◆ SHORT PROBLEM: Bring together all lines of the material below that contain the string "this".

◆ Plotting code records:

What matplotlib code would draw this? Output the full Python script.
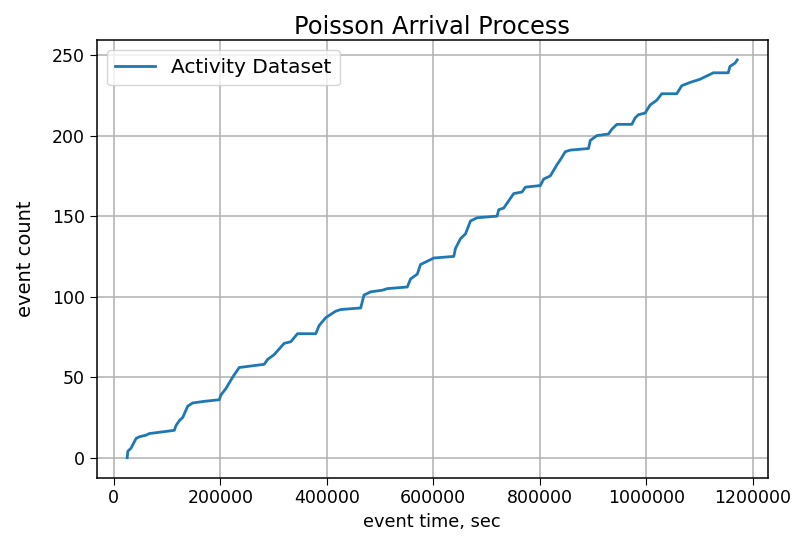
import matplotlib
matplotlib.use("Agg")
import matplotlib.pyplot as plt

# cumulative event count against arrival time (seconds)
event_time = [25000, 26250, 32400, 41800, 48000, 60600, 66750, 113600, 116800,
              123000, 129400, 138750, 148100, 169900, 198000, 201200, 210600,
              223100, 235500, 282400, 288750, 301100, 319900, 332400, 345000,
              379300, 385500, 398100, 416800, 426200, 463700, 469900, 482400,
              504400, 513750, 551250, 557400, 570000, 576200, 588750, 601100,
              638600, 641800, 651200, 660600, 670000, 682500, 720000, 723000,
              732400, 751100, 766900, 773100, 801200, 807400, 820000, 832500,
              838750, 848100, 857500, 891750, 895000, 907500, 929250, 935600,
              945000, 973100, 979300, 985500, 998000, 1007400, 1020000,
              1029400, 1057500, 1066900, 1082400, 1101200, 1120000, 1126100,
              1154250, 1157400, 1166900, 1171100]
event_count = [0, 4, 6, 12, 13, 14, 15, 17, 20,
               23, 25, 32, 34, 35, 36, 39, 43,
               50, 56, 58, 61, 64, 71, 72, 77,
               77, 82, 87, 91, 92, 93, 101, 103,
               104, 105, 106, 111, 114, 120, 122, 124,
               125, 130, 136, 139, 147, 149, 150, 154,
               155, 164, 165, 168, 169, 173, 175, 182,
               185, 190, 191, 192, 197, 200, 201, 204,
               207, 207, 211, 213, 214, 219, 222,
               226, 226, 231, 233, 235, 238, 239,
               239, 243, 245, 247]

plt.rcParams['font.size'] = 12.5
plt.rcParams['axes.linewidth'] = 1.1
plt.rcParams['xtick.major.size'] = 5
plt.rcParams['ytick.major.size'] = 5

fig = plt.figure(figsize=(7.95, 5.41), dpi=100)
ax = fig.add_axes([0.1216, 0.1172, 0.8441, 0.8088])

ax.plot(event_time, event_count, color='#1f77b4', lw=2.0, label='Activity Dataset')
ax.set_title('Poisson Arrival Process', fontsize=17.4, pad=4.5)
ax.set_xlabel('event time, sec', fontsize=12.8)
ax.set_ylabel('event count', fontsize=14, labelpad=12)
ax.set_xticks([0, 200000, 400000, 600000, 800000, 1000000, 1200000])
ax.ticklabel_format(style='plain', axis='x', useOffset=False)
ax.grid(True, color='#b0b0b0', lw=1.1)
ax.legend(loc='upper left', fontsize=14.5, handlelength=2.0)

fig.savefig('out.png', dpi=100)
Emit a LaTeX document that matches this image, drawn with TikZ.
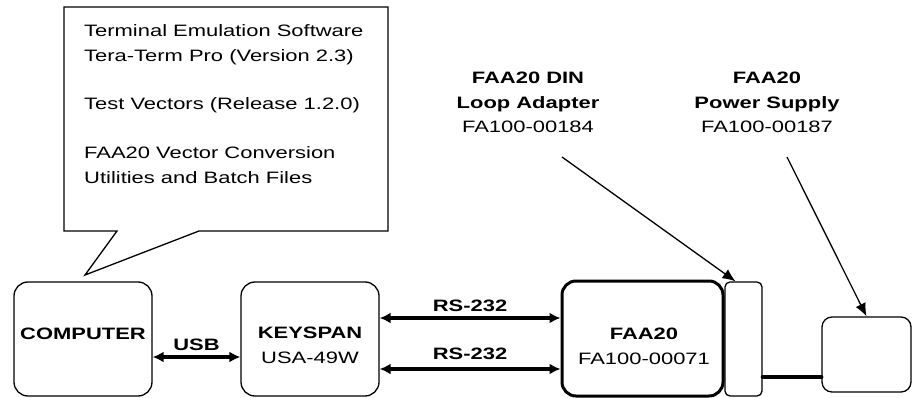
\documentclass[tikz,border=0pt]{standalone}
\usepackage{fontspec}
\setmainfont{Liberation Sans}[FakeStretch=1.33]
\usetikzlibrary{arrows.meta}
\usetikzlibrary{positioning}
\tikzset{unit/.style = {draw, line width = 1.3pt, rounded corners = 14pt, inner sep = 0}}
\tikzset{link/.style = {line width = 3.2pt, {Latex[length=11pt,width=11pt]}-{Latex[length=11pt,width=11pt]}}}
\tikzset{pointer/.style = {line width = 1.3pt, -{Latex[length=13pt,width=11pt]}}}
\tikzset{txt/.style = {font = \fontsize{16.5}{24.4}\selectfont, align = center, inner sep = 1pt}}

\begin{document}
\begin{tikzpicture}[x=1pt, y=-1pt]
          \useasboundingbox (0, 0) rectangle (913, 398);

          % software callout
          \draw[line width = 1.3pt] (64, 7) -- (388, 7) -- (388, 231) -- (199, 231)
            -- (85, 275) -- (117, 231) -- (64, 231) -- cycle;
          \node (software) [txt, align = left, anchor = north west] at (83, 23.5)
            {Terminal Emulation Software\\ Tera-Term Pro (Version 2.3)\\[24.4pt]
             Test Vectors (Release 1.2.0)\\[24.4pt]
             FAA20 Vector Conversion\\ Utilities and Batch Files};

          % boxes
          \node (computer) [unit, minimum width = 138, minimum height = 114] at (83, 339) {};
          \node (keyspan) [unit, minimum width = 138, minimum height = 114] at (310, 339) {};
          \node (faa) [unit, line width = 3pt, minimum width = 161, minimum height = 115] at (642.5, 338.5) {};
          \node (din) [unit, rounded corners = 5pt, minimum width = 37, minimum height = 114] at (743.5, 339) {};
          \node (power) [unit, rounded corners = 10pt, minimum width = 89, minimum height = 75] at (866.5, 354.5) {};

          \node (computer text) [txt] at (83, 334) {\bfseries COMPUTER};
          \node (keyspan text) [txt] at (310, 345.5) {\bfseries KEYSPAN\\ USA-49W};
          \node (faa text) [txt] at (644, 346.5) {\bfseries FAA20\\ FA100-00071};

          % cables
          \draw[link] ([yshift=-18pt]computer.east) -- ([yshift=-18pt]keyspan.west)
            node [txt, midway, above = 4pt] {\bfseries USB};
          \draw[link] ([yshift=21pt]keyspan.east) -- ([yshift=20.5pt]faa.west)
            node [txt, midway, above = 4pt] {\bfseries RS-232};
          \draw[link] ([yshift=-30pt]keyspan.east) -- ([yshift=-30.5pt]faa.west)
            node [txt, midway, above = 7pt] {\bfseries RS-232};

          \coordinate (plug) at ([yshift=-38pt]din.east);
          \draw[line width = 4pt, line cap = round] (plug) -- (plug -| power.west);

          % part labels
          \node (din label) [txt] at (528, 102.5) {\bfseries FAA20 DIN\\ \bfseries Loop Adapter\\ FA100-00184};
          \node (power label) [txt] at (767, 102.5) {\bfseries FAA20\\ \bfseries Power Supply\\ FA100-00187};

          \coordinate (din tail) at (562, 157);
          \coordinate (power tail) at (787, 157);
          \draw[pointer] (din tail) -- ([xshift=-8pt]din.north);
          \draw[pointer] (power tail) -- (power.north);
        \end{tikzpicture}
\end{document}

◆ ANSWER BELOW:
What matplotlib code would draw this? Output the full Python script.
Emit a LaTeX document that matches this image, drawn with TikZ.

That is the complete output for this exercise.